In a more challenging retail environment in which consumers have gotten used to e-shopping, brick & mortar sales staff are going to have to acquire more and new skills and be more adaptable. Fortunately, workers, especially younger ones, are keen to be given opportunities to learn, and to be challenged.

“Retailers will make other changes to create the versatile and flexible workforce needed for new multi-channel retail models,” reports Jill Standish, senior managing director and global head of Accenture’s retail industry group. “In addition to equipping employees with the expertise specific to one job, retailers will train workers to read data and analytics, as well as manage end-to-end consumer experiences. The result? A much more rewarding and interesting role for the employee.”

Diversifying your workers’ skill sets, of course, first requires recruiting workers to begin with. Brown suggests diversifying your workforce as well. “Representation is painfully low,” Brown notes. “I hear the continual echo of ‘there isn’t a large enough pipeline of talent’ in underrepresented communities.
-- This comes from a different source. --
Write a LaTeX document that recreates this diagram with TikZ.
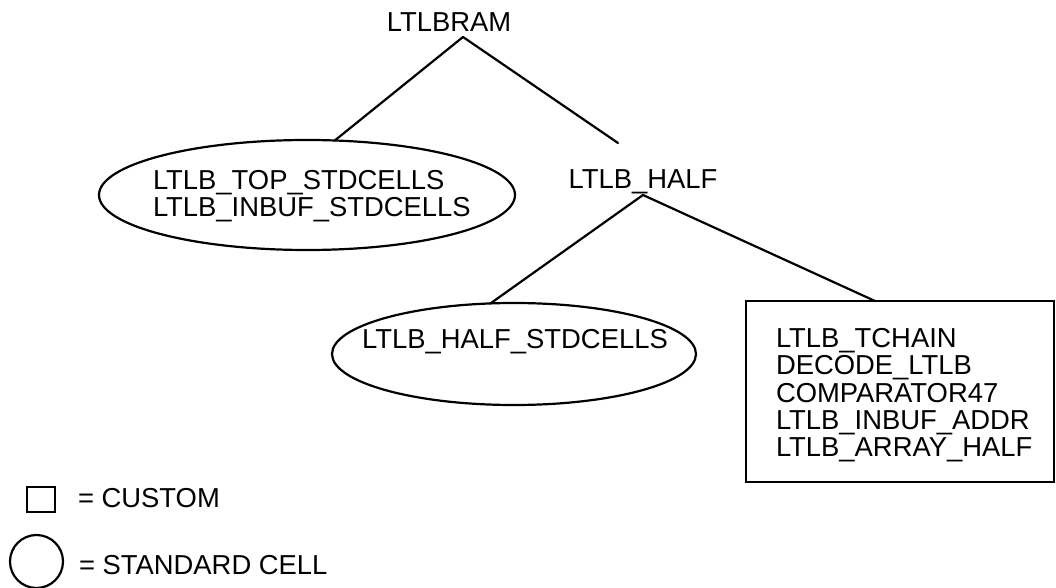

This is a false wall, and surely it has been proven that a more diverse company culture is better for the bottom line as it brings better ideas to the table that are more representative of the people we sell to.”

5. Offer Better Compensation

No, this doesn’t necessarily mean offering higher salaries to hire the best talent, but maybe you can offer benefits that maybe you thought you couldn’t afford.

A PEO (Professional Employer Organization) such as Insperity, Justworks, and PayChex, offer turnkey solutions that include employee medical insurance, 401K, workers’ compensation, payroll, and HR technology and support. According to Lewis, a PEO can save a small consumer tech company around 30% over procuring these services separately.

A PEO “levels the playing field between you and much larger companies because you’re often competing for the same talent,” Lewis states. “If you’re sitting there with some candidate [who] is also looking at working for Amazon or Apple or somebody else, you are in a much better place. The tech is fantastic, and the support that the employees get is tremendous, and provides [a company] great things for their employees.”

“It is imperative that companies do whatever it takes to keep employees happy and productive,” Green concludes. “We are at the vanguard of a new world that requires new manager skills and company tools to remain a ‘best places to work’ company.”